How To Overcome Negative Feelings
It’s awful when life goes from Technicolor to black and white and negative feelings creep into my heart.
They’ve usually hitched a ride on unkind thoughts spawned of misunderstandings, less than stellar behavior, or the more common varieties of thoughtlessness. It doesn’t matter if I’m the victim or the perpetrator. Either way the track plays over and over. Side A is called Justification and on the flip side is a song called Blame.
None of it pleases God. None of it blesses others.
It’s a waste of time. It’s a waste of love.
Love is the secret sauce in your Christian life
As children of God we have at our disposal an unlimited reservoir of love.
. . .because God’s love has been poured into our hearts through the Holy Spirit who has been given to us.
A love so powerful, so complete, it allows us to love everyone. Even those who offend us, especially those who offend us.
Forgiveness is the stiff wind that blows away the gloom of negative feelings.
Forgiveness is letting go of the hurt and allowing the love of God to flow from my heart toward that person once again. It’s relinquishing my right to ‘feel’ offended and surrendering the moral high ground of ‘aren’t they so awful’, look how they treated me.

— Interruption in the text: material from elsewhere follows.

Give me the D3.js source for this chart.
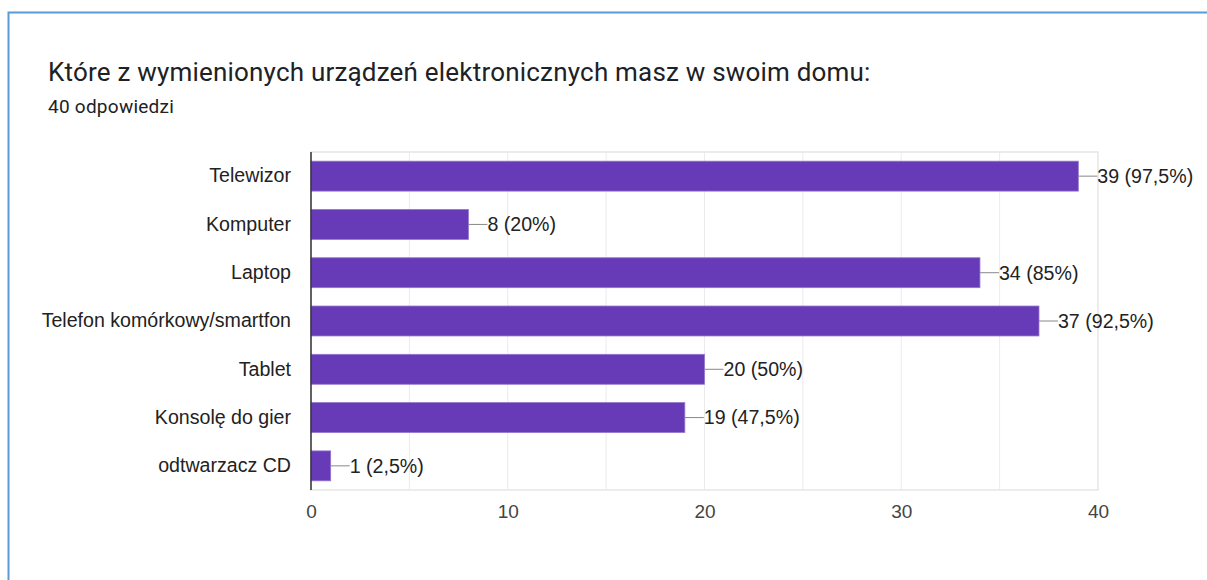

Forgiveness is always a result of love. My love for God which makes me want to please Him, obey Him and glorify Him. And forgiving another is just an outpouring of God’s love to them. The same love I received as forgiveness, I’m offering to them as freely as it was offered to me.

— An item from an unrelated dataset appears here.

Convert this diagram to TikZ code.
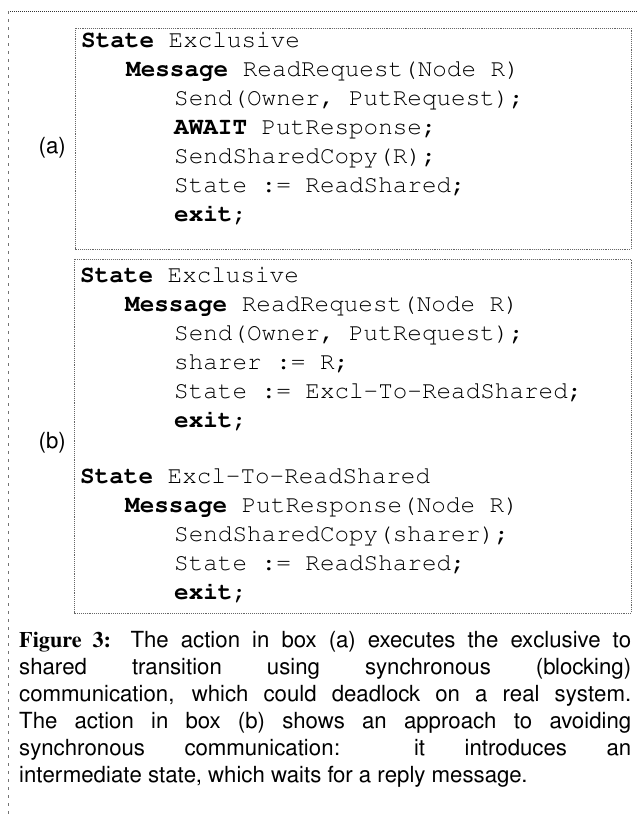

Taking Responsibility When I’m the Source of Hurt
What if I’m the one that did the hurting?
What if my words, my judgment, my selfishness were the cause of another’s pain?
The cloud of negativity is gonna hang on like San Francisco fog in June until I fess up, humble myself, and personally accept responsibility.
And—it brings my spiritual life to a grinding halt. FULL STOP.
God isn’t gonna overlook it because I’m not comfortable with conflict resolution. The discomfort of the whole thing will etch itself deeply in memory and serve as a deterrent in the future. He insists on reconciliation if I want continued fellowship with Him. Our everyday interactions with others affect our fellowship, our communion with God.
So if you are offering your gift at the altar and there remember that your brother has something against you, leave your gift there before the altar and go. First be reconciled to your brother, and then come and offer your gift.
If they don’t and won’t forgive you, then at least you know you’ve done what you can to be at peace with them. That’s all God asks of us. To try.
It All Begins With Our Thoughts
We can’t control what others think or say.
That’s between them and God, but we can exert significant influence over our own thoughts. What we think will lead to what we say.
Jesus said it this way:
The good person out of the good treasure of his heart produces good, and the evil person out of his evil treasure produces evil, for out of the abundance of the heart his mouth speaks.
“The tongue is the tail of the heart. The heart is known by how the tongue wags.”
Irv, Clean up on Aisle 4
Do you remember an old movie called Mr. Mom with Michael Keaton and Terri Garr? Dad gets laid off and mom goes to work to support the family. When dad takes the kids shopping they make one mess after another in the Grocery Store. Over the intercom you keep hearing “Irv, clean up in Produce” or wherever the kids have been wreaking havoc.
I think of this when I know I’ve blown it and said something that offended someone. Whenever I’ve forgotten God’s standard for my words. I’m gonna need to do some cleanup in that relationship!
Let no unwholesome word proceed out of your mouth, but only that which is good for building up, that it may give grace to the listeners.
A great filter for our thoughts
We’ve been ministering in Africa for weeks now and I’ve heard teachings from the book of Philippians over and over again. When we control our thoughts it gets easier to control our words because they grow out of our thoughts.
Here’s God’s counsel on setting up a filter for our thoughts:
~ worthy of praise
think about these things.
Remember the Petri dishes in Biology class? Our hearts are like Petri dishes, they’ll grow and multiply the thoughts we introduce.
James tells us the tongue can be a restless evil, full of deadly poison.
But if our thoughts pass through the 8 filters listed in Philippians we won’t create negative feelings in others through unkind, untrue, or ungracious words. And the hurts we experience simply can’t grow in the pure environment that results from these filters screening out toxic thoughts. Our hearts will be full of goodness and light and we’ll know the peace of God in our hearts, minds and relationships.